WHAT THE EXERCISE ASKS: Without the pictures, return exactly the lines from the one with "What React, TypeScript" through the one with "PieChart, Pie, Cell". Both end lines belong in the copy.

Code that draws figures
☆ ☆ ☆ ☆ ☆ ☆ ☆
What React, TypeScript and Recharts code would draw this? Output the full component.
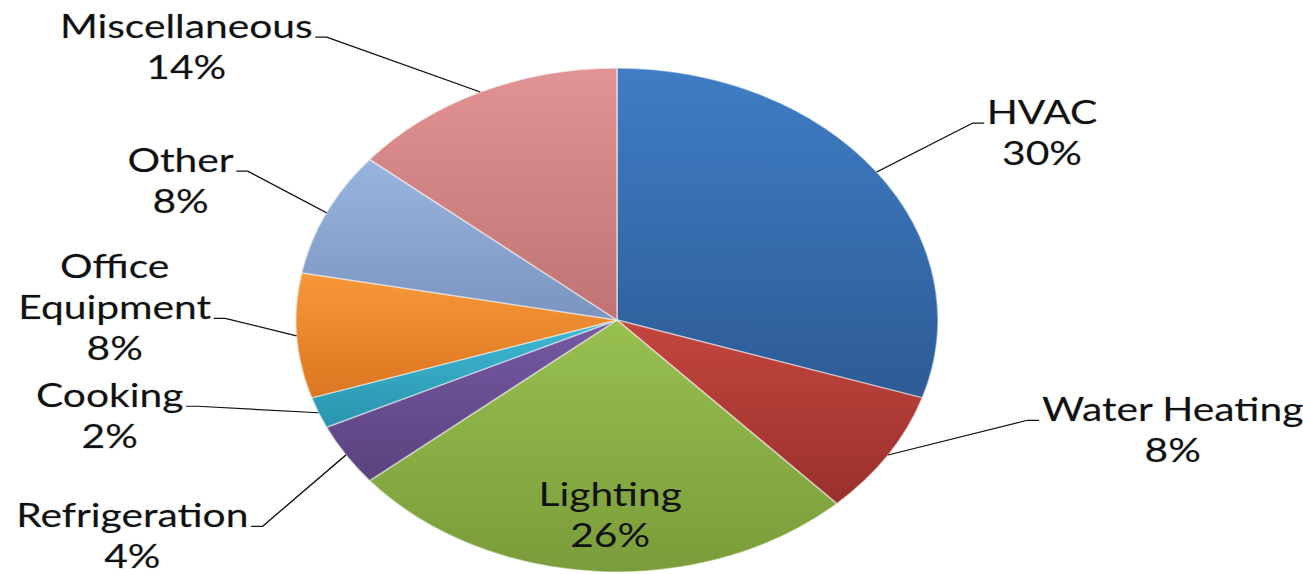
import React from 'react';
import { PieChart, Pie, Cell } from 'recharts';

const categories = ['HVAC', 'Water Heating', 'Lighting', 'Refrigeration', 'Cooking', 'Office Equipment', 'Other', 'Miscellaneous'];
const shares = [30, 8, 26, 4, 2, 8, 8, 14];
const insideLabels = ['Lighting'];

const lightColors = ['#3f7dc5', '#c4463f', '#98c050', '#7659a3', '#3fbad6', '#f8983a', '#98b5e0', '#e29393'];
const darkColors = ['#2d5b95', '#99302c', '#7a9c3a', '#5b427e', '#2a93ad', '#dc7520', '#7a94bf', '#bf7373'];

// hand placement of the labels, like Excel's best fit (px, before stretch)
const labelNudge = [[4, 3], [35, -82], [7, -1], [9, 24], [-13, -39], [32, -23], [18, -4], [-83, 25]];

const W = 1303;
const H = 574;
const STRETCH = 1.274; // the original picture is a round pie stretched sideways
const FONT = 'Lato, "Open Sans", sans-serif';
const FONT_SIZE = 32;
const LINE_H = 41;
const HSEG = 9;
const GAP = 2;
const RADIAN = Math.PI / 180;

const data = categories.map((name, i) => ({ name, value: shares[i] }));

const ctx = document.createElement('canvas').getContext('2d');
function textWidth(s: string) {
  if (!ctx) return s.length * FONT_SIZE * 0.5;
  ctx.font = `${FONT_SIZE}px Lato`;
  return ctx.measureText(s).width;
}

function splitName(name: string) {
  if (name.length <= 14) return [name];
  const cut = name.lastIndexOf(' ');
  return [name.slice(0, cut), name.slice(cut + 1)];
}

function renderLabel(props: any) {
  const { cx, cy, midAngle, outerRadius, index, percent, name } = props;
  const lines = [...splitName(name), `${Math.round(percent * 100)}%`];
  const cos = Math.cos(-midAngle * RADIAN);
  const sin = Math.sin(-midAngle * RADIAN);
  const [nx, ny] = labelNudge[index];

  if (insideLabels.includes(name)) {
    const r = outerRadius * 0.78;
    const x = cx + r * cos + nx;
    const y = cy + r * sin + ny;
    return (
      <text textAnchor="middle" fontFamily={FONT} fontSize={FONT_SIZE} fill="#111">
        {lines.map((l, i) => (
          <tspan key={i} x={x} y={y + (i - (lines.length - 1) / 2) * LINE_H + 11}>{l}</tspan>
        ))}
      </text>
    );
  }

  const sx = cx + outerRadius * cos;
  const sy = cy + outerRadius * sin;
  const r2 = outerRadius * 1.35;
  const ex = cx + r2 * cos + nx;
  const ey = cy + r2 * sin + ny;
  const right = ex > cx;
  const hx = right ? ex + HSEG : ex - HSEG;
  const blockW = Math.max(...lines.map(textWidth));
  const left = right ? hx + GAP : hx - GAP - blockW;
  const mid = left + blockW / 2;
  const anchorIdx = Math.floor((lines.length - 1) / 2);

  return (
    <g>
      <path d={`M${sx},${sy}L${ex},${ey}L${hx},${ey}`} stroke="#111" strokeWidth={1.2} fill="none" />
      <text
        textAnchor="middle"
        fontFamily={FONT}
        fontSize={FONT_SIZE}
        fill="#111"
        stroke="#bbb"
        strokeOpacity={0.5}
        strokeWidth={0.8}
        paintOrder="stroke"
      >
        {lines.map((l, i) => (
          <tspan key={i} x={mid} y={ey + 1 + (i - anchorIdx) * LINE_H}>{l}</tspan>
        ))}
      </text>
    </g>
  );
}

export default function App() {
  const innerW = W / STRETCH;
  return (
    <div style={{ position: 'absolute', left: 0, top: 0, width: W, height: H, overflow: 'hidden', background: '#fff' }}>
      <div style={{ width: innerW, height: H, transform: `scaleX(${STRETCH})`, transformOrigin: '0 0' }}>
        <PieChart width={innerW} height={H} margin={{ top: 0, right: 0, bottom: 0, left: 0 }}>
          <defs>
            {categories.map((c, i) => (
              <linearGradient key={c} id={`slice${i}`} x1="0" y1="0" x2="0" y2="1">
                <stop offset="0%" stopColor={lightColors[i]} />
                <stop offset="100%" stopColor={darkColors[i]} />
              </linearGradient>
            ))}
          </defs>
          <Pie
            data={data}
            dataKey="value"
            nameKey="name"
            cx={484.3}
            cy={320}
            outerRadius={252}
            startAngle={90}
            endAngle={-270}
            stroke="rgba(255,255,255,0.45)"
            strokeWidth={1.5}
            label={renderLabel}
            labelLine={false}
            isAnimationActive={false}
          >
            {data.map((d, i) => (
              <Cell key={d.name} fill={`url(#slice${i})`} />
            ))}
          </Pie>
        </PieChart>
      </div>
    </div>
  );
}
☆ ☆ ☆ ☆ ☆ ☆ ☆
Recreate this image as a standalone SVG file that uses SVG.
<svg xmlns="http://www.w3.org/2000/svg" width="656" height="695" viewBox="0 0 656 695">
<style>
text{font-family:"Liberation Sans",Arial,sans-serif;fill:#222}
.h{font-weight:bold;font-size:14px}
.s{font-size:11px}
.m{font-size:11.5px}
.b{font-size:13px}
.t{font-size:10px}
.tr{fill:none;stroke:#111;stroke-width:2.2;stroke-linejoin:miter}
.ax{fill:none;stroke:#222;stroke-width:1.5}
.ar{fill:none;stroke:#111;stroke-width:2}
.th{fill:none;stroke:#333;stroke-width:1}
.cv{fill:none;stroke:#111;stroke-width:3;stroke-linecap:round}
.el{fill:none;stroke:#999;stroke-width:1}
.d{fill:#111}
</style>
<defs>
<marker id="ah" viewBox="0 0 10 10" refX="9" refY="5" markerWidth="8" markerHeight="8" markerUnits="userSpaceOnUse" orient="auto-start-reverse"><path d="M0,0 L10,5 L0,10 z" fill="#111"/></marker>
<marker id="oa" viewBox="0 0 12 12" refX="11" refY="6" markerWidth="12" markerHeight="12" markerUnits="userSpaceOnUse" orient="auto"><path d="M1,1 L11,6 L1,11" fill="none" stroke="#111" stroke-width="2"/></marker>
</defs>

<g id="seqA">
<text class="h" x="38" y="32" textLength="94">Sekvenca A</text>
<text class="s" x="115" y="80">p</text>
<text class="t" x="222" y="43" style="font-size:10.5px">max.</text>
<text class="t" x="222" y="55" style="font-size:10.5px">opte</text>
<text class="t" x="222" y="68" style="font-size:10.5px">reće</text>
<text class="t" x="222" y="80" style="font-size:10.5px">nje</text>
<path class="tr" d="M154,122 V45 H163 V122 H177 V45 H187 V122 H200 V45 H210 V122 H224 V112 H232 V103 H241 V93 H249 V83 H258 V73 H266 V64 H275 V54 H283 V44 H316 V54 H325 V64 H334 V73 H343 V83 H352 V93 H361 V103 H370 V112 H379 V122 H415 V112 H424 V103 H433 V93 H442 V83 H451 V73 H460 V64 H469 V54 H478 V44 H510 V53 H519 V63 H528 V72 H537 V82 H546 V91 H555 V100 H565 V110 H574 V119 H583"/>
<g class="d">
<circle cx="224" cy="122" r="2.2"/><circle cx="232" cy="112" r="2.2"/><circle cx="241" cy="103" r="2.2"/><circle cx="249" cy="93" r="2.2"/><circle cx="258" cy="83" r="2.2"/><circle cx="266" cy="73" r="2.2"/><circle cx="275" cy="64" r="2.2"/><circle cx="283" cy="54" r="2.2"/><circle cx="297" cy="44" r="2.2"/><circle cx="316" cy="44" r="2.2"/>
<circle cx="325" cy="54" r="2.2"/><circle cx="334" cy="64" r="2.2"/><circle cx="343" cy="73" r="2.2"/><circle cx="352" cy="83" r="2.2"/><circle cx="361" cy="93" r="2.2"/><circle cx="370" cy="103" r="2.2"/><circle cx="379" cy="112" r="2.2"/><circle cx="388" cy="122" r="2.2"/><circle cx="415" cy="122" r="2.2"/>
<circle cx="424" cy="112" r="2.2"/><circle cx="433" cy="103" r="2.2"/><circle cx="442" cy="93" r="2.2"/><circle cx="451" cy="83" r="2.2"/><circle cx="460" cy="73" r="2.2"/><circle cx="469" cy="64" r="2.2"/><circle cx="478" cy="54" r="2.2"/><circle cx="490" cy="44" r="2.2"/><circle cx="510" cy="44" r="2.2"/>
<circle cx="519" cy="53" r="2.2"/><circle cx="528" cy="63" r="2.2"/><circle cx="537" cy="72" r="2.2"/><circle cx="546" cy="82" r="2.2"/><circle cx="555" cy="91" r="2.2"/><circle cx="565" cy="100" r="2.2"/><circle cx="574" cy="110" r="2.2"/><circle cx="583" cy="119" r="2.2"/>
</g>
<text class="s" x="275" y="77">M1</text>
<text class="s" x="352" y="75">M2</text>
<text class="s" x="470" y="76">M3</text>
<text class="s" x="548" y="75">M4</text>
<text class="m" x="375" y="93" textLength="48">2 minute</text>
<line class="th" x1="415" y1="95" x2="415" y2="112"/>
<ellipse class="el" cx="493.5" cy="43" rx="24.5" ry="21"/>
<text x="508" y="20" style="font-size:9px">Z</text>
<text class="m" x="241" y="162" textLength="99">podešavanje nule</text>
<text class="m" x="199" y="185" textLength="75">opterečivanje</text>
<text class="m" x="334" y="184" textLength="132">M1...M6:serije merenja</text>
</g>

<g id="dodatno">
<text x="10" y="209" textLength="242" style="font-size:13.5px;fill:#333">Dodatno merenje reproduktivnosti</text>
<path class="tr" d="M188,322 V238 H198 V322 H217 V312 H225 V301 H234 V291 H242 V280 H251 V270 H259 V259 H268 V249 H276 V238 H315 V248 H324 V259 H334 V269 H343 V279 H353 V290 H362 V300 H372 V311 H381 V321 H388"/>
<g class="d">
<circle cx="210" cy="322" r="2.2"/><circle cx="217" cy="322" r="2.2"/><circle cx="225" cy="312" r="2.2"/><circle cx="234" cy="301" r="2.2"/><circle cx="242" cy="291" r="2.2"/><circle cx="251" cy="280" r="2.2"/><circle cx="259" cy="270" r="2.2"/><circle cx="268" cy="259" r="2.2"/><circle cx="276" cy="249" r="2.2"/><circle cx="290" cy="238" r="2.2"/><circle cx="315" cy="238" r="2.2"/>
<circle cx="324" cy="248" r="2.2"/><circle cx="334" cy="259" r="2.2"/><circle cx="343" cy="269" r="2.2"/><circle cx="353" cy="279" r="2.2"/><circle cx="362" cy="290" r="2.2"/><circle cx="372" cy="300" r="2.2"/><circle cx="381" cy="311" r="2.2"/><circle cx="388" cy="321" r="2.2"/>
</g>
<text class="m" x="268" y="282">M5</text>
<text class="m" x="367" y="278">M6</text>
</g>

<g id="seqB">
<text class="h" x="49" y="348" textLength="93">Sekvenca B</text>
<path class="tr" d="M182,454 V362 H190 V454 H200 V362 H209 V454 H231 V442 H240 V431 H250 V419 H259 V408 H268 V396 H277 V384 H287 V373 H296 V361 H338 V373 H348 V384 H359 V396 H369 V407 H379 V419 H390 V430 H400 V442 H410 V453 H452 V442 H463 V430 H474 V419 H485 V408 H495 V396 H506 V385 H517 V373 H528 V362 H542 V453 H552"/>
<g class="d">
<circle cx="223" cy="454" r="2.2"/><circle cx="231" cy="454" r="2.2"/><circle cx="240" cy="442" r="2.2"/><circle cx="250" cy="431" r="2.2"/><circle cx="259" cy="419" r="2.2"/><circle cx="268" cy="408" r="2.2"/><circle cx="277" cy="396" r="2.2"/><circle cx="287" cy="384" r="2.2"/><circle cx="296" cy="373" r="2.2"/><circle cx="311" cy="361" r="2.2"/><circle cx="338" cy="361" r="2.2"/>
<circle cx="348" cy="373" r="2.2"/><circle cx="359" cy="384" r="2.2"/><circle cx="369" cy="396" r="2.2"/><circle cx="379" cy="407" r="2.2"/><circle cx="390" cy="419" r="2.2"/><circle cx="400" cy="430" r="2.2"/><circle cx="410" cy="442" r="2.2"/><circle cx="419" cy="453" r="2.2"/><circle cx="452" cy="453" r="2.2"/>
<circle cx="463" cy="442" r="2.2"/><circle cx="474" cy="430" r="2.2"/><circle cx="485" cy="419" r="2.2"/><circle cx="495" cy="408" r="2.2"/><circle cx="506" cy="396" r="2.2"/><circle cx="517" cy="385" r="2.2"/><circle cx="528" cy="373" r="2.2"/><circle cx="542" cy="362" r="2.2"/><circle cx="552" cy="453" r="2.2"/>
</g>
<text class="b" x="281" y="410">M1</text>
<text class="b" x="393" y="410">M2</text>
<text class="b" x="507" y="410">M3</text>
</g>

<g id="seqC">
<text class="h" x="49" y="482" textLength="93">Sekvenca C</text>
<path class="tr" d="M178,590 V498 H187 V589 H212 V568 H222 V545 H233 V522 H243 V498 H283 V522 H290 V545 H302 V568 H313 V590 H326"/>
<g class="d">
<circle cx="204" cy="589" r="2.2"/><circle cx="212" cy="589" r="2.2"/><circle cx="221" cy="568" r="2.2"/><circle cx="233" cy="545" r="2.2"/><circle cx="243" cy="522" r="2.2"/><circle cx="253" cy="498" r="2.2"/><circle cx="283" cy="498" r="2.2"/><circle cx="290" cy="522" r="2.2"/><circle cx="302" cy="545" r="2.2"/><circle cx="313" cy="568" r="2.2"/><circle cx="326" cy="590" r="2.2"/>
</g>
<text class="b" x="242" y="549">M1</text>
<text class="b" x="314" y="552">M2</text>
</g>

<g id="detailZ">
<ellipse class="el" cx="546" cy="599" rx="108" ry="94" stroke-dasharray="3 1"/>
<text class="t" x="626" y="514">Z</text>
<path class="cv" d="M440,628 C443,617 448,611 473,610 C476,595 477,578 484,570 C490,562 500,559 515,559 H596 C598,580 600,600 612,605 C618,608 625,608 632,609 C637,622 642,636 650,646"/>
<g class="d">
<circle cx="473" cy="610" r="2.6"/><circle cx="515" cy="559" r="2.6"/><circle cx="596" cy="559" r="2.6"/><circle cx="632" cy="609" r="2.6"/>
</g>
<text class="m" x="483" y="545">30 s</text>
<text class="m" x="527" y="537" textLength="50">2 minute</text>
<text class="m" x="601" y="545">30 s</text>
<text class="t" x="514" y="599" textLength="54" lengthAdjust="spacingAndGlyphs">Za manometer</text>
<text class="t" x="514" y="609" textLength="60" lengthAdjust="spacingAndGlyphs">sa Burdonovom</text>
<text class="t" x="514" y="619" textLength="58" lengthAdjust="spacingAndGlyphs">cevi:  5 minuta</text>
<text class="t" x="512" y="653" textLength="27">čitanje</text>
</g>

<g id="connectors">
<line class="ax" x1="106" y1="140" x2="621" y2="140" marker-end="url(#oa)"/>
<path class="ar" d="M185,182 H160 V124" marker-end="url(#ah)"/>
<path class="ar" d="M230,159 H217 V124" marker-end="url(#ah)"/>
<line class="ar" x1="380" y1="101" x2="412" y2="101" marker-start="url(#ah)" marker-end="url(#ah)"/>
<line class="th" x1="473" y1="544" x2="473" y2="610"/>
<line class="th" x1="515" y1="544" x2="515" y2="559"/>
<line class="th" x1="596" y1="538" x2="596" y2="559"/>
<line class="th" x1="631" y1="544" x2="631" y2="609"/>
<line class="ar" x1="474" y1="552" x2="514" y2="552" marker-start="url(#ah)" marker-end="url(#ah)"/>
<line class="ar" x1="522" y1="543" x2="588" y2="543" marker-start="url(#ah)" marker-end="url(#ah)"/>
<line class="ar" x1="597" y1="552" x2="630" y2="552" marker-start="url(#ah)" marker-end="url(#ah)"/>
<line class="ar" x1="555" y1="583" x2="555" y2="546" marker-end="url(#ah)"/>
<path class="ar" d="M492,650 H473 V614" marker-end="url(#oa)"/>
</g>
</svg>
☆ ☆ ☆ ☆ ☆ ☆ ☆
ANSWER FOR THE TASK:
What React, TypeScript and Recharts code would draw this? Output the full component.
import React from 'react';
import { PieChart, Pie, Cell } from 'recharts';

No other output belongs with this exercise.